The truth is, you also live at a deeper, inner place, where each of these activities also finds expression in a kind of knowing that you must stop occasionally to tap into. This is where your sense of the meaning of your work can be found, where your intuitions count, and where you can see the beauty and elegance in each matter before you, as well as the wholeness of the greater enterprize. This is the realm of non-doing.

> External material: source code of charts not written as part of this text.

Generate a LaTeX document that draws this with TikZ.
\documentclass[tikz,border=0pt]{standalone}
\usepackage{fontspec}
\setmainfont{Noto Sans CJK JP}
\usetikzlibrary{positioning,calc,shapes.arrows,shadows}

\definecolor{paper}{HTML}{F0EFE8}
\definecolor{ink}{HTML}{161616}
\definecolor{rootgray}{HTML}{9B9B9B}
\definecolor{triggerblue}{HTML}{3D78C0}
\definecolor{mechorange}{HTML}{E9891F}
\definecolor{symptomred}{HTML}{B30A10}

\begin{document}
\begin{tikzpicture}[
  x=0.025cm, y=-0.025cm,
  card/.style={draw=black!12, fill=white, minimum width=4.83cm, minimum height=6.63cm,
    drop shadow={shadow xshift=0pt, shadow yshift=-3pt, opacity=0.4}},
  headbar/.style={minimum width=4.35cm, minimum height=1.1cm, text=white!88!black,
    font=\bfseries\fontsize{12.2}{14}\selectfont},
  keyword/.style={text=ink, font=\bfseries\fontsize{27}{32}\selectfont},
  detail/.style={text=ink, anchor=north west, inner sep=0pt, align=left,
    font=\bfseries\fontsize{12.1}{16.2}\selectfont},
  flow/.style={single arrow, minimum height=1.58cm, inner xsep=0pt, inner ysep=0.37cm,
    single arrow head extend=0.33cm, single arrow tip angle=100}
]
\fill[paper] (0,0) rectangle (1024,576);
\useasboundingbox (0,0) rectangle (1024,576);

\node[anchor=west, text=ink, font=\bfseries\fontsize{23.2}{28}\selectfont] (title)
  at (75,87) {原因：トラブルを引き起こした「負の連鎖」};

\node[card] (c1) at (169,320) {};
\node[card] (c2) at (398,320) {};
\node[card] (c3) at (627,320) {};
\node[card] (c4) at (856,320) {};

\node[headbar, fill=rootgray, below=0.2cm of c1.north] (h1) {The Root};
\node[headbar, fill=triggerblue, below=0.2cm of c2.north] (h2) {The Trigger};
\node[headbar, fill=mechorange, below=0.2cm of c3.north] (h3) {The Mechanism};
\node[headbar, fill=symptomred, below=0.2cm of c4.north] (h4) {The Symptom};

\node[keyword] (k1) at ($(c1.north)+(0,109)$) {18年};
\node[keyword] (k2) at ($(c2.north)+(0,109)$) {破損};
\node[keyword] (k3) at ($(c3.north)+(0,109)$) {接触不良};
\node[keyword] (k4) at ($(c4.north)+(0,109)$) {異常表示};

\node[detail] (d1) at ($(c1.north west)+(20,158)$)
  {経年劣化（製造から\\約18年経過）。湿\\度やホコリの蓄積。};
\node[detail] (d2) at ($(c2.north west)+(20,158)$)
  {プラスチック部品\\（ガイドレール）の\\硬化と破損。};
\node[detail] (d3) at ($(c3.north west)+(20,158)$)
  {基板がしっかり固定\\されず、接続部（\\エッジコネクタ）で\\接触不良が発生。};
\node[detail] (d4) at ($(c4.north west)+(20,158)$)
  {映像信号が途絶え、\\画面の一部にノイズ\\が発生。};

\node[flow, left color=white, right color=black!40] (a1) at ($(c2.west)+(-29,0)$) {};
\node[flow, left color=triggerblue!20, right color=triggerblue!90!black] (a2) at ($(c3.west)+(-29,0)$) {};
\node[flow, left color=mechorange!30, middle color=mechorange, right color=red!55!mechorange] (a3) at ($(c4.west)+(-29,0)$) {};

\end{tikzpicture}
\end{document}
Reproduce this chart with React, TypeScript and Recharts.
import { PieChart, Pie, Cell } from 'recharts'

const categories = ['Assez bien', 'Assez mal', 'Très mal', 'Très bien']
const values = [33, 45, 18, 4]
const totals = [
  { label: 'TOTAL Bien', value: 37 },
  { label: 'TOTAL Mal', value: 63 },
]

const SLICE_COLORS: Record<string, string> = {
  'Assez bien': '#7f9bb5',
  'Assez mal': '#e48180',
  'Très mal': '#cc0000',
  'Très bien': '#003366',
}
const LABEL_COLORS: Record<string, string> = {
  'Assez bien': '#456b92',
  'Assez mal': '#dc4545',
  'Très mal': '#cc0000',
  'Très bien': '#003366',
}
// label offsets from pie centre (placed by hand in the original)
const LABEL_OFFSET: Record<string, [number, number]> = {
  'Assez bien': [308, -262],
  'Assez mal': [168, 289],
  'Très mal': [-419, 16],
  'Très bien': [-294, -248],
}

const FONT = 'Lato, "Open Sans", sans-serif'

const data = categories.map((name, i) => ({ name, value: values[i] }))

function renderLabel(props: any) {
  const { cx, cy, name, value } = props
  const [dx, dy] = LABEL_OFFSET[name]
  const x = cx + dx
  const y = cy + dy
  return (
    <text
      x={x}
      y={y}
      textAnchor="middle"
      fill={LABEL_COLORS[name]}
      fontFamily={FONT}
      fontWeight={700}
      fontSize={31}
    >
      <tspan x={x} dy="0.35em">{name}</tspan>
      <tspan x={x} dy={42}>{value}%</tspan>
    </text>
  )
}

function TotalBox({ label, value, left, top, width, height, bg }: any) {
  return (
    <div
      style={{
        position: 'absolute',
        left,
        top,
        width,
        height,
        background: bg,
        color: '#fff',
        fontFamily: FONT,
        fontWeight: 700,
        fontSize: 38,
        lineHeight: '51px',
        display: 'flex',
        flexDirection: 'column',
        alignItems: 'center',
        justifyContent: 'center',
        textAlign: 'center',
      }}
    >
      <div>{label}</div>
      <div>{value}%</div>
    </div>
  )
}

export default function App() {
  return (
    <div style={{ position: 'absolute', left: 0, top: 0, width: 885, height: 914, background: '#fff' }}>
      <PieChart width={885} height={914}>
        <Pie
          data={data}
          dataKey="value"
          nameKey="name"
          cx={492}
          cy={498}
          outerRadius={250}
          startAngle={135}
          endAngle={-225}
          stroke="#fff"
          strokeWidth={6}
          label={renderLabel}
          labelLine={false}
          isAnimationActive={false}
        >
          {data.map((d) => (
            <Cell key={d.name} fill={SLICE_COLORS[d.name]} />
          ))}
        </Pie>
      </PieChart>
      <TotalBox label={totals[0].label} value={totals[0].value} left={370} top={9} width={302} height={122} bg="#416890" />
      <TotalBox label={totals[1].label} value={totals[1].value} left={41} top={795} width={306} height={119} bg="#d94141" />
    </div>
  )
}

Non-doing is simply letting things be and allowing them to unfold in their own way. By allowing silence and simply watching whatever comes into awareness and letting it go where it will, you tap into something deeper than the ephemera of thought. You also learn to value non-knowing - well, it gets tiring having to know everything all the time. It is also counterproductive even to try. It's not that you should advertize the gaps in your knowledge to colleagues or clients - that would certainly show mindlessness about the realities of law practice. But you can, at times when it feels right for you, allow yourself the benefit of not knowing, perhaps especially in the early stages of developing a case, when too much certainly could inhibit creative thinking and drastically reduce the number of approaches you might explore.

Here's one way of looking at "inner life". Every outer reality has an inner correlate. A law-office waiting room is an 'outer' reality; a  client's comfort level when he enters the space is an inner correlate. A deposition or statutory declaration takes place in the external world of action, but a lawyer's intuition that she's taking her client down the wrong road, one that isn't good for his health or psychological well-being, is an inner correlate (among countless other possibilities). In each case, the meaning comes from within. The texture and depth of that meaning is a function of inner, or spiritual, vitality.

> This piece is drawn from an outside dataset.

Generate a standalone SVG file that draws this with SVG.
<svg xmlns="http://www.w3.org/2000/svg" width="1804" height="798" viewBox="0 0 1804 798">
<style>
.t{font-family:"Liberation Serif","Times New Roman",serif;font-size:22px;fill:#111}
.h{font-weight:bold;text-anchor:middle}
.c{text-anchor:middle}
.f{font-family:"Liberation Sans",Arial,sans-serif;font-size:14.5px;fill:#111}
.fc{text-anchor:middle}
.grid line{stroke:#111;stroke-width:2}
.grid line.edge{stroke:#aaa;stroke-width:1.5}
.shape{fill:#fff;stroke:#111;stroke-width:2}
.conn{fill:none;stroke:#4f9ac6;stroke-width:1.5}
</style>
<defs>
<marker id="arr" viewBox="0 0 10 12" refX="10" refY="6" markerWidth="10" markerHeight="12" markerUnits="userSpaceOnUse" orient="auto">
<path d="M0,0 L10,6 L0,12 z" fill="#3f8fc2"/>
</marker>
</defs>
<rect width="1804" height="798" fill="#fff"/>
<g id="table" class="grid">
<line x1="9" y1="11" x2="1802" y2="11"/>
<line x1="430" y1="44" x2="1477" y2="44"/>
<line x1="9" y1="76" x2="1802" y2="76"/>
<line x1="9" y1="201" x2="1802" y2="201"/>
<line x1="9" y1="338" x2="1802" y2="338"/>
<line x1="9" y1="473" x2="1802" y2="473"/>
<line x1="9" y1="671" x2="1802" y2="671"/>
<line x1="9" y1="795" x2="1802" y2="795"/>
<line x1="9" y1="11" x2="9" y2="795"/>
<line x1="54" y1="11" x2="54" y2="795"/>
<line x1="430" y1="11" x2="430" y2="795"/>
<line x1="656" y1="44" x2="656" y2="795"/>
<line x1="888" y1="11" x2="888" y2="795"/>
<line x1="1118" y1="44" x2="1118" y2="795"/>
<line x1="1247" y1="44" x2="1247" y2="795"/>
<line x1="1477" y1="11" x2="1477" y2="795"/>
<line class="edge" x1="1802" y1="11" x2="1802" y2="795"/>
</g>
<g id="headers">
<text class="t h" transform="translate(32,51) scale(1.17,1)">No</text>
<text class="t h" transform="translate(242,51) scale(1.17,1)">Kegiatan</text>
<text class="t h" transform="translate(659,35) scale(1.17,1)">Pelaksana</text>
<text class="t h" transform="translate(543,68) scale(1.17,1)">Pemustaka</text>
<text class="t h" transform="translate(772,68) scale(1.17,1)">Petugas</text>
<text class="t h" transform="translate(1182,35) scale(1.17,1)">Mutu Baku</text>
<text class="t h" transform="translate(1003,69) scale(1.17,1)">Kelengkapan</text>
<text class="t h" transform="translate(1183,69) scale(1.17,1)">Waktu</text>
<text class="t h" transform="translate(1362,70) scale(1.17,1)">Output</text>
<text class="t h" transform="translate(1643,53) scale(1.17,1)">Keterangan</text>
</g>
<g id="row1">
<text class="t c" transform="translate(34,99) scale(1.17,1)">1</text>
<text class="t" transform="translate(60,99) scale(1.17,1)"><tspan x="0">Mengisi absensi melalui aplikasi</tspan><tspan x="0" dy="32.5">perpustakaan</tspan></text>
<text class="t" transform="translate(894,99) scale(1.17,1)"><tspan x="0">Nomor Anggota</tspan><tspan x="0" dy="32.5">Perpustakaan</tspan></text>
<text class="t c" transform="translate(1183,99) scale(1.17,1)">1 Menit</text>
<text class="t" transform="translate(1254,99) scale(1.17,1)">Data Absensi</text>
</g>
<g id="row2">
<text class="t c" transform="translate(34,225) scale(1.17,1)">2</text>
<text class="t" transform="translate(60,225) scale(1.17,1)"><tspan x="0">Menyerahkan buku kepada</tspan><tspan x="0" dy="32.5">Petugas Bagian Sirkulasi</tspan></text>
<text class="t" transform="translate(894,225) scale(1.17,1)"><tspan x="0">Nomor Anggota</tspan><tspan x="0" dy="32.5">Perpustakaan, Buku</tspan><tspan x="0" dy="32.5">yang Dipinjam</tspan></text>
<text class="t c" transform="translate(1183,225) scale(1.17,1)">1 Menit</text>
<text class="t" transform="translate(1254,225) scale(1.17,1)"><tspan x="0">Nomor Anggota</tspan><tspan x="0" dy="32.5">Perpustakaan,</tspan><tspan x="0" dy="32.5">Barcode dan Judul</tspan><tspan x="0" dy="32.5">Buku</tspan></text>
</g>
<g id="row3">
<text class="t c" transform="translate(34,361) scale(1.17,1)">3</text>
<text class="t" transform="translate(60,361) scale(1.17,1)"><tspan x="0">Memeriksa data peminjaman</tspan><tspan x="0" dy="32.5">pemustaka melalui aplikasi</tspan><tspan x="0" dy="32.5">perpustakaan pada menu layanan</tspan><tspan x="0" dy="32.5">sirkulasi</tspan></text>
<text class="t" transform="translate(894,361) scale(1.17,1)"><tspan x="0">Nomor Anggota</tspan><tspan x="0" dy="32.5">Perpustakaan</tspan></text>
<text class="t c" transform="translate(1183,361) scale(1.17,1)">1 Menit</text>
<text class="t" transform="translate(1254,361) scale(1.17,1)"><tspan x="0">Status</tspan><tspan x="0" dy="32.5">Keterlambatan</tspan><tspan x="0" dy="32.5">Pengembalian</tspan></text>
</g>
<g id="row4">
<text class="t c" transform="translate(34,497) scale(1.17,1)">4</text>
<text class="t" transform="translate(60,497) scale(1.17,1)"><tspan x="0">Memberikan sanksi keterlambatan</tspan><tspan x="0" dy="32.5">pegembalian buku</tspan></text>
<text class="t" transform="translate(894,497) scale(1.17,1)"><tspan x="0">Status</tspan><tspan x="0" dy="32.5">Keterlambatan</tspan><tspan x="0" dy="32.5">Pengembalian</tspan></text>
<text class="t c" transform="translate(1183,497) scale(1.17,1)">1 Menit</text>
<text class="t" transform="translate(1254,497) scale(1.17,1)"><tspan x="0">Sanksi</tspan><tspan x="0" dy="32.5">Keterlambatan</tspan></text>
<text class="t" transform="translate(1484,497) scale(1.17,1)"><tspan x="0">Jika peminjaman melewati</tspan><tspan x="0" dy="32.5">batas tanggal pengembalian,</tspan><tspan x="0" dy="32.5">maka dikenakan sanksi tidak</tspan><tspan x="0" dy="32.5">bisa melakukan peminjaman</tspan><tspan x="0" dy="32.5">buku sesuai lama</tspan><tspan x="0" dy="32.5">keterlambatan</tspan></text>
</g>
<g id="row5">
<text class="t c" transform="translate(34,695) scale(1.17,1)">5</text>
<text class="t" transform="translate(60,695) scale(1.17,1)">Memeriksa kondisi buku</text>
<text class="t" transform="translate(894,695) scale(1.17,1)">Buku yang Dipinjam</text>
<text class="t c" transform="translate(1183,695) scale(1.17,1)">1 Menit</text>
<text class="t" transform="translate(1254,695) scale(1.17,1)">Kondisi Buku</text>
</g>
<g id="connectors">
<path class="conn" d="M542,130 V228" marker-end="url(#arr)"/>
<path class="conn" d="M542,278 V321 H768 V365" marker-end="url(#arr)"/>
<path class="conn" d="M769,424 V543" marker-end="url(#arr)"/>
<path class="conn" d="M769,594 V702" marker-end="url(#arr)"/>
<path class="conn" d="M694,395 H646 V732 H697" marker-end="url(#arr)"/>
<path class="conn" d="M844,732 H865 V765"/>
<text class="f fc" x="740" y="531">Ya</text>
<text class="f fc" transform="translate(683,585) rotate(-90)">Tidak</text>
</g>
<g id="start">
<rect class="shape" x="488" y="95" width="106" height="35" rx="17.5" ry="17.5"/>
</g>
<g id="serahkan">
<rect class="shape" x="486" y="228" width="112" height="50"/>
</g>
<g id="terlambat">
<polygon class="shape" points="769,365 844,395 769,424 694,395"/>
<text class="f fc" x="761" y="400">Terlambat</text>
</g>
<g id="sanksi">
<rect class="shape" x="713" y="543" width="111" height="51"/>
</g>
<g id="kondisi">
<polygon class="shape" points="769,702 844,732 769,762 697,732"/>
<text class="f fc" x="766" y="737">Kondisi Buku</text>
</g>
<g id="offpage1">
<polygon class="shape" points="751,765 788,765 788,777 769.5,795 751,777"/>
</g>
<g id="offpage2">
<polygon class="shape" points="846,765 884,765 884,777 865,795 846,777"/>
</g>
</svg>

In many cases, inner and outer imperatives conflict, such as when the outer culture measures success by hours billed while the inner standard - although widely ignored - by hours LIVED, deeply and with awareness. The problem is that any number of factors have contributed to making lawyers feel painfully unintegrated - not least an almost complete turning away from inner experience. Instead of integration - which you might also think of as balance - separate (imbalance) is very often the hallmark of our experiences of the world.